State the number of lines where "with" appears. Add nothing else.
** START INFORMATION PROVIDED **
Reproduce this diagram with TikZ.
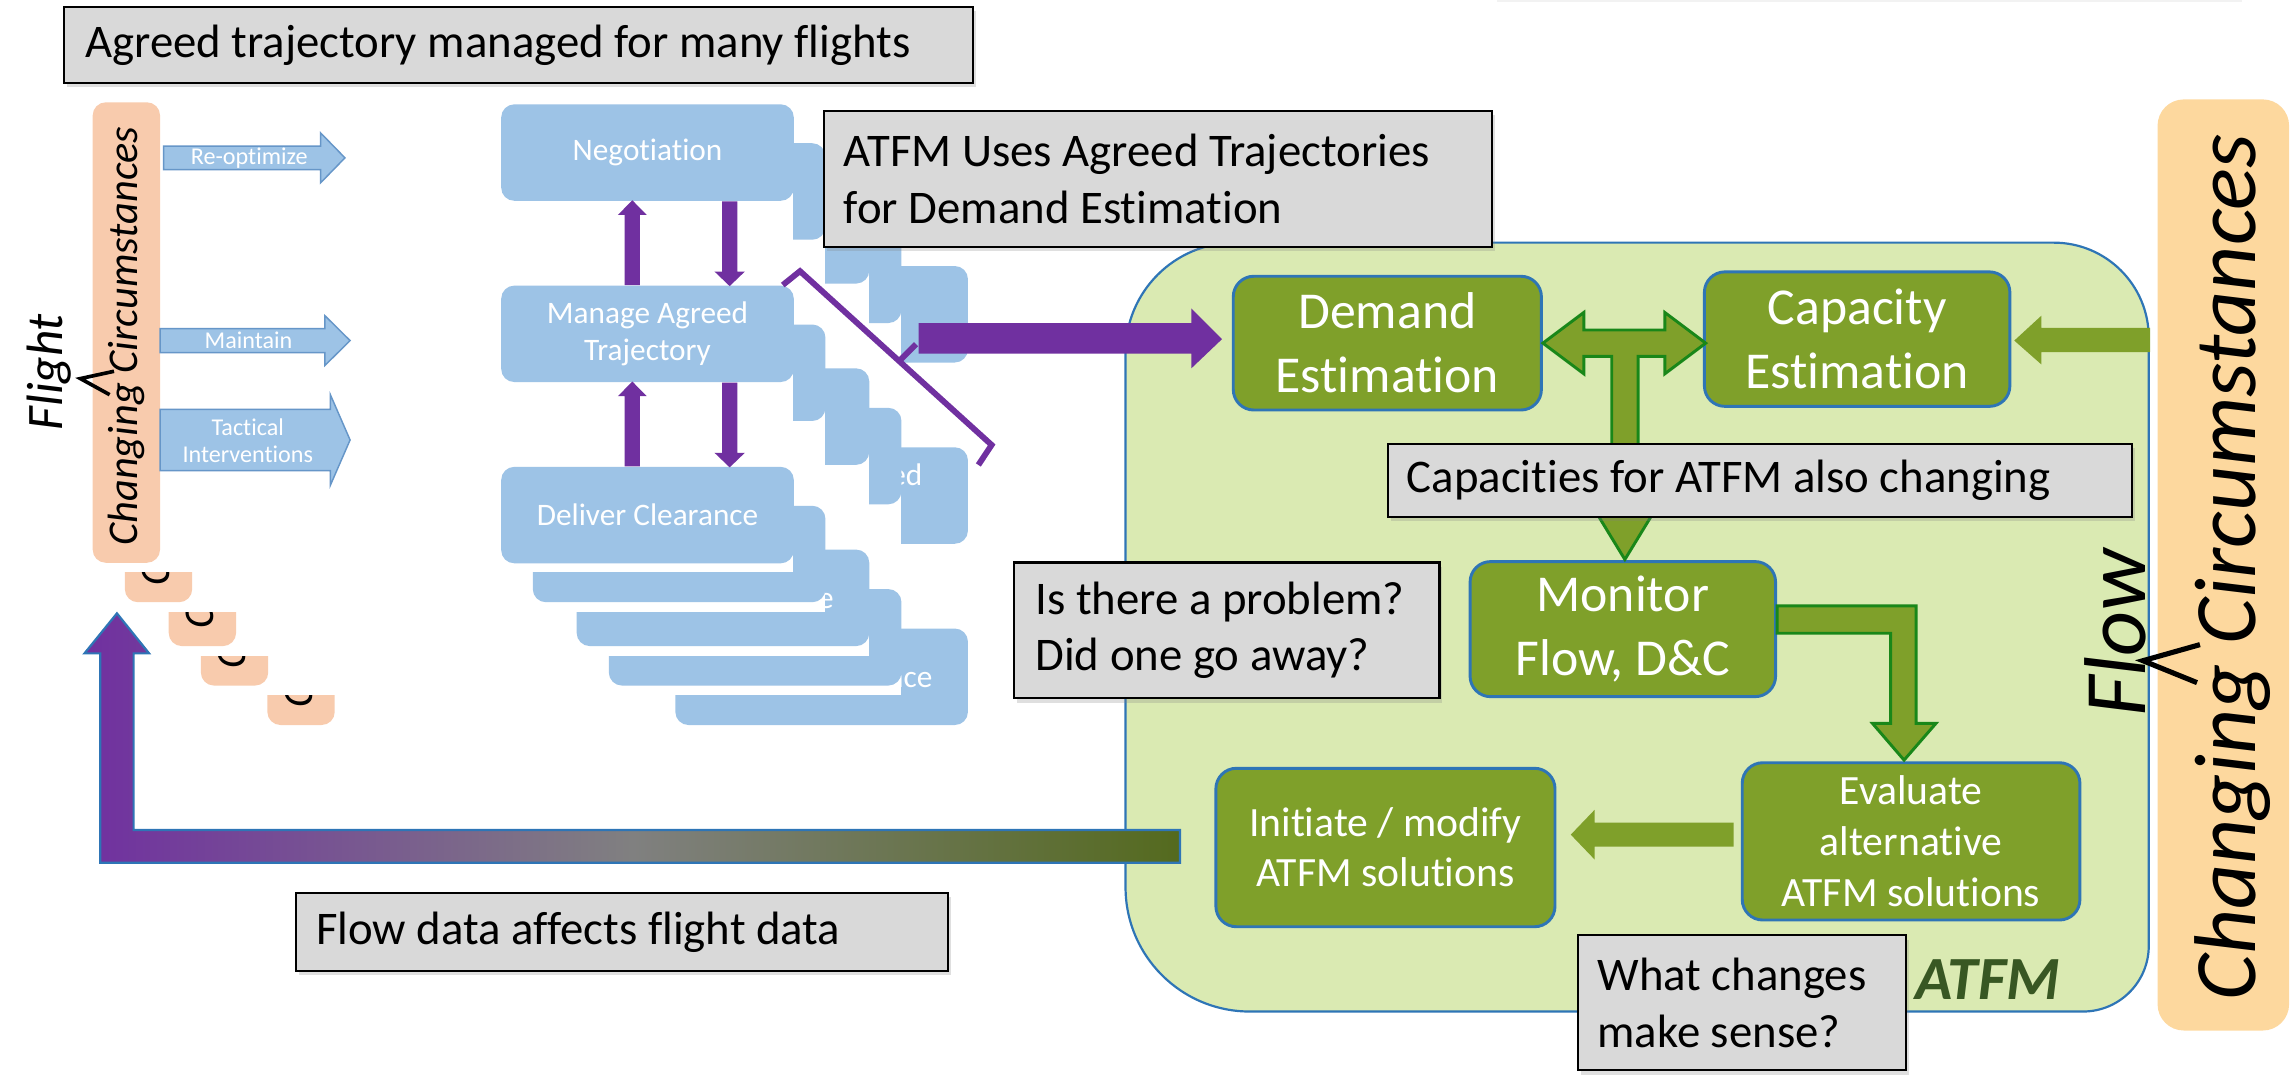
\documentclass[tikz,border=0pt]{standalone}
\usepackage{fontspec}
\setmainfont{Carlito}[Ligatures=NoCommon]
\usetikzlibrary{calc,shadows}

\definecolor{cardblue}{RGB}{157,195,230}
\definecolor{cardedge}{RGB}{102,150,200}
\definecolor{peach}{RGB}{248,203,173}
\definecolor{apricot}{RGB}{253,216,158}
\definecolor{boxgray}{RGB}{217,217,217}
\definecolor{atfmfill}{RGB}{218,234,178}
\definecolor{edgeblue}{RGB}{46,117,182}
\definecolor{boxolive}{RGB}{127,160,42}
\definecolor{leafgreen}{RGB}{25,135,25}
\definecolor{purp}{RGB}{112,48,160}
\definecolor{midgray}{RGB}{128,128,128}
\definecolor{darkolive}{RGB}{84,106,30}
\definecolor{atfmlabel}{RGB}{56,87,35}

\tikzset{every picture/.style={line width=0.75pt}}

\begin{document}
\begin{tikzpicture}[x=1pt,y=1pt,yscale=-1,xscale=1,
	graybox/.style={draw=black, line width=1.5, fill=boxgray, anchor=north west, inner sep=0,
		drop shadow={shadow xshift=2pt, shadow yshift=-3pt, opacity=0.25}},
	graytext/.style={anchor=west, align=left, inner sep=0, font=\fontsize{32}{38.8}\selectfont},
	greenbox/.style={draw=edgeblue, line width=2, fill=boxolive, rounded corners=14, text=white, align=center, inner sep=0},
	cardbg/.style={fill=cardblue, rounded corners=9},
	cardnode/.style={cardbg, anchor=north west, minimum width=200.2, minimum height=66, inner sep=0, text=white, align=center, font=\fontsize{21.4}{25}\selectfont},
	cardtext/.style={text=white, align=center, inner sep=0, font=\fontsize{21.4}{25}\selectfont},
	bluearrow/.style={fill=cardblue, draw=cardedge, line width=1},
	arrowtext/.style={text=white, align=center, inner sep=0, font=\fontsize{16.5}{19}\selectfont},
	peachbar/.style={fill=peach, rounded corners=9},
	flightcirc/.style={rotate=90, inner sep=0, font=\itshape\fontsize{29}{29}\selectfont},
	bigtext/.style={rotate=90, inner sep=0, font=\itshape\fontsize{60}{60}\selectfont},
	gflat/.style={fill=boxolive},
	goutline/.style={fill=boxolive, draw=leafgreen, line width=2, line join=miter}]
	\useasboundingbox (0,0) rectangle (1568,735);

	%Shape: faint edge at the top
	\fill[black!5] (1024,0) rectangle (1534,1.5);

	%Shape: ATFM area
	\draw[edgeblue, fill=atfmfill, line width=1.5] (770,241) arc[start angle=180, end angle=270, radius=75] -- (1405,166) arc[start angle=270, end angle=360, radius=65] -- (1470,647) arc[start angle=0, end angle=90, radius=45] -- (855,692) arc[start angle=90, end angle=180, radius=85] -- cycle;

	%Shape: flight circumstances, stacked copies
	\fill[peachbar] (182.9,181) rectangle (229,496);
	\node[flightcirc] (fc4) at (206,341) {Changing Circumstances};
	\fill[white] (137.4,154) rectangle (229,475.5);
	\fill[peachbar] (137.4,154) rectangle (183.5,469);
	\node[flightcirc] (fc3) at (160.5,314) {Changing Circumstances};
	\fill[white] (115.4,127) rectangle (229,448.5);
	\fill[peachbar] (115.4,127) rectangle (161.5,442);
	\node[flightcirc] (fc2) at (138.5,287) {Changing Circumstances};
	\fill[white] (85.4,97) rectangle (229,418.5);
	\fill[peachbar] (85.4,97) rectangle (131.5,412);
	\node[flightcirc] (fc1) at (108.5,257) {Changing Circumstances};
	\fill[white] (63.4,70) rectangle (229,391.5);
	\fill[peachbar] (63.4,70) rectangle (109.5,385);
	\node[flightcirc] (fc0) at (86.5,230) {Changing Circumstances};

	% Text Node
	\node[rotate=90, inner sep=0, font=\itshape\fontsize{35}{35}\selectfont] (flight) at (33.5,254.5) {Flight};
	%Straight Lines: caret
	\draw[line width=2.5] (78,254) -- (55,259) -- (75,270);

	%Shape: Right Arrows
	\draw[bluearrow] (112,100) -- (219.4,100) -- (219.4,91) -- (236,108) -- (219.4,125) -- (219.4,116) -- (112,116) -- cycle;
	\draw[bluearrow] (109.5,224.75) -- (222.3,224.75) -- (222.3,216) -- (239.5,233) -- (222.3,250) -- (222.3,241.25) -- (109.5,241.25) -- cycle;
	\draw[bluearrow] (109.5,280) -- (226,280) -- (226,270) -- (239.5,301) -- (226,332) -- (226,322) -- (109.5,322) -- cycle;
	% Text Node
	\node[arrowtext] (reopt) at (170.5,108) {Re-optimize};
	\node[arrowtext] (maint) at (170,233) {Maintain};
	\node[arrowtext] (tact) at (169.5,301.5) {Tactical\\Interventions};

	%Shape: Negotiation stack
	\fill[cardbg] (462,182) rectangle (662.2,248);
	\fill[white] (416.5,155) rectangle (616.7,248);
	\fill[cardbg] (416.5,155) rectangle (616.7,221);
	\fill[white] (394.5,128) rectangle (594.7,248);
	\fill[cardbg] (394.5,128) rectangle (594.7,194);
	\fill[white] (364.5,98) rectangle (564.7,248);
	\fill[cardbg] (364.5,98) rectangle (564.7,164);
	\fill[white] (342.5,71) rectangle (542.7,248);
	\node[cardnode] (neg) at (342.5,71) {Negotiation};

	%Shape: Manage stack
	\fill[cardbg] (462,306) rectangle (662.2,372);
	\node[cardtext] (man4txt) at (562.1,339) {Manage Agreed\\Trajectory};
	\fill[white] (416.5,279) rectangle (616.7,372);
	\fill[cardbg] (416.5,279) rectangle (616.7,345);
	\fill[white] (394.5,252) rectangle (594.7,372);
	\fill[cardbg] (394.5,252) rectangle (594.7,318);
	\fill[white] (364.5,222) rectangle (564.7,372);
	\fill[cardbg] (364.5,222) rectangle (564.7,288);
	\fill[white] (342.5,195) rectangle (542.7,372);
	\node[cardnode] (man) at (342.5,195) {Manage Agreed\\Trajectory};

	%Shape: Deliver stack
	\fill[cardbg] (462,430) rectangle (662.2,496);
	\node[cardtext] (del4txt) at (562.1,463) {Deliver Clearance};
	\fill[white] (416.5,403) rectangle (616.7,475.5);
	\fill[cardbg] (416.5,403) rectangle (616.7,469);
	\fill[white] (394.5,376) rectangle (594.7,448.5);
	\fill[cardbg] (394.5,376) rectangle (594.7,442);
	\node[cardtext] (del2txt) at (494.6,409) {Deliver Clearance};
	\fill[white] (364.5,346) rectangle (564.7,418.5);
	\fill[cardbg] (364.5,346) rectangle (564.7,412);
	\fill[white] (342.5,319) rectangle (542.7,391.5);
	\node[cardnode] (del) at (342.5,319) {Deliver Clearance};

	%Shape: up and down arrows between the cards
	\fill[purp] ($(man.north)+(-15.6,0)$) -- ++(0,-48) -- ++(-4.6,0) -- ++(9.8,-10) -- ++(9.8,10) -- ++(-4.6,0) -- ++(0,48) -- cycle;
	\fill[purp] ($(neg.south)+(51,0)$) -- ++(0,48) -- ++(-5.2,0) -- ++(10.4,10) -- ++(10.4,-10) -- ++(-5.2,0) -- ++(0,-48) -- cycle;
	\fill[purp] ($(del.north)+(-15.6,0)$) -- ++(0,-48) -- ++(-4.6,0) -- ++(9.8,-10) -- ++(9.8,10) -- ++(-4.6,0) -- ++(0,48) -- cycle;
	\fill[purp] ($(man.south)+(51,0)$) -- ++(0,48) -- ++(-5.2,0) -- ++(10.4,10) -- ++(10.4,-10) -- ++(-5.2,0) -- ++(0,-48) -- cycle;

	%Straight Lines: bracket
	\draw[purp, line width=4] (535.5,195) -- (547.3,185.5) -- (678.4,304.4) -- (669.3,318.1);
	\draw[purp, line width=4] (615.9,246.3) -- (626.7,235.5);

	%Shape: green boxes
	\node[greenbox, minimum width=210.8, minimum height=91.5, font=\fontsize{35.4}{43.8}\selectfont] (dem) at (949.1,234.75) {Demand\\Estimation};
	\node[greenbox, minimum width=209, minimum height=92, font=\fontsize{35.4}{43.8}\selectfont] (cap) at (1270.5,232) {Capacity\\Estimation};
	\node[greenbox, minimum width=209, minimum height=92.4, font=\fontsize{35.4}{43.8}\selectfont] (mon) at (1110.2,430.4) {Monitor\\Flow, D\&C};
	\node[greenbox, minimum width=231, minimum height=107.6, font=\fontsize{28.5}{35}\selectfont] (eva) at (1307.4,575.6) {Evaluate\\alternative\\ATFM solutions};
	\node[greenbox, minimum width=232, minimum height=108.4, font=\fontsize{28.5}{34.2}\selectfont] (ini) at (947.8,579.8) {Initiate / modify\\ATFM solutions};

	%Shape: arrow into Demand Estimation
	\fill[purp] ($(dem.west)+(-6.7,-2.75)$) -- ++(-21,-21) -- ++(0,10) -- ++(-186.5,0) -- ++(0,21) -- ++(186.5,0) -- ++(0,10) -- cycle;
	%Shape: double arrow with stem down to Monitor
	\draw[goutline] (dem.east) -- ++(28,-21) -- ++(0,12) -- ++(55.4,0) -- ++(0,-12) -- ++(28,21) -- ++(-28,21) -- ++(0,-12) -- ++(-18.3,0) -- ++(0,107) -- ++(10.5,0) -- ++(-19.5,32) -- ++(-19.5,-32) -- ++(10.5,0) -- ++(0,-107) -- ++(-19.1,0) -- ++(0,12) -- cycle;
	%Shape: arrow into Capacity Estimation
	\fill[gflat] ($(cap.east)+(2,1)$) -- ++(18.5,-17) -- ++(0,8.3) -- ++(74.5,0) -- ++(0,16.6) -- ++(-74.5,0) -- ++(0,8.4) -- cycle;
	%Shape: bent arrow Monitor to Evaluate
	\draw[goutline] ($(mon.east)+(0,-15.9)$) -- ++(95.1,0) -- ++(0,80.4) -- ++(13.6,0) -- ++(-21.8,25.1) -- ++(-21.6,-25.1) -- ++(12.4,0) -- ++(0,-61.7) -- ++(-77.7,0) -- cycle;
	%Shape: arrow Evaluate to Initiate
	\fill[gflat] ($(ini.east)+(9.8,-8.8)$) -- ++(16.3,-17) -- ++(0,8.8) -- ++(95.1,0) -- ++(0,16.4) -- ++(-95.1,0) -- ++(0,8.8) -- cycle;

	%Shape: feedback arrow back to the flight side
	\draw[edgeblue, line width=1.5, left color=purp, right color=darkolive, middle color=midgray] ($(ini.west)+(-23.5,-12)$) -- ++(-715.9,0) -- ++(0,-120.8) -- ++(10.6,0) -- ++(-22,-27.4) -- ++(-22.2,27.4) -- ++(10.8,0) -- ++(0,143.2) -- ++(738.7,0) -- cycle;

	%Shape: gray note boxes
	\node[graybox, minimum width=622, minimum height=52] (agreed) at (43,4) {};
	\node[graybox, minimum width=457, minimum height=93] (uses) at (563,75) {};
	\node[graybox, minimum width=509, minimum height=50] (capch) at (948.6,303) {};
	\node[graybox, minimum width=291, minimum height=93] (problem) at (693,384) {};
	\node[graybox, minimum width=224, minimum height=92.5] (sense) at (1079,639) {};
	\node[graybox, minimum width=446, minimum height=53.6] (flowdata) at (202,610) {};
	% Text Node
	\node[graytext] (agreedtxt) at ([xshift=15]agreed.west) {Agreed trajectory managed for many flights};
	\node[graytext] (usestxt) at ([xshift=14]uses.west) {ATFM Uses Agreed Trajectories\\for Demand Estimation};
	\node[graytext] (capchtxt) at ([xshift=13.5]capch.west) {Capacities for ATFM also changing};
	\node[graytext] (problemtxt) at ([xshift=15]problem.west) {Is there a problem?\\Did one go away?};
	\node[graytext] (sensetxt) at ([xshift=13.5]sense.west) {What changes\\make sense?};
	\node[graytext] (flowdatatxt) at ([xshift=14]flowdata.west) {Flow data affects flight data};

	%Shape: flow circumstances
	\fill[apricot, rounded corners=18] (1476,68) rectangle (1566,705);
	% Text Node
	\node[bigtext] (rcirc) at (1527,388) {Changing Circumstances};
	\node[bigtext] (flow) at (1447,433) {Flow};
	%Straight Lines: caret
	\draw[line width=3.5] (1505,441) -- (1466,452) -- (1503,467);

	% Text Node
	\node[anchor=base west, inner sep=0, text=atfmlabel, font=\bfseries\itshape\fontsize{42}{42}\selectfont] (atfmlbl) at (1310,684) {ATFM};
\end{tikzpicture}
\end{document}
** END INFORMATION PROVIDED **
## THE REPLY
2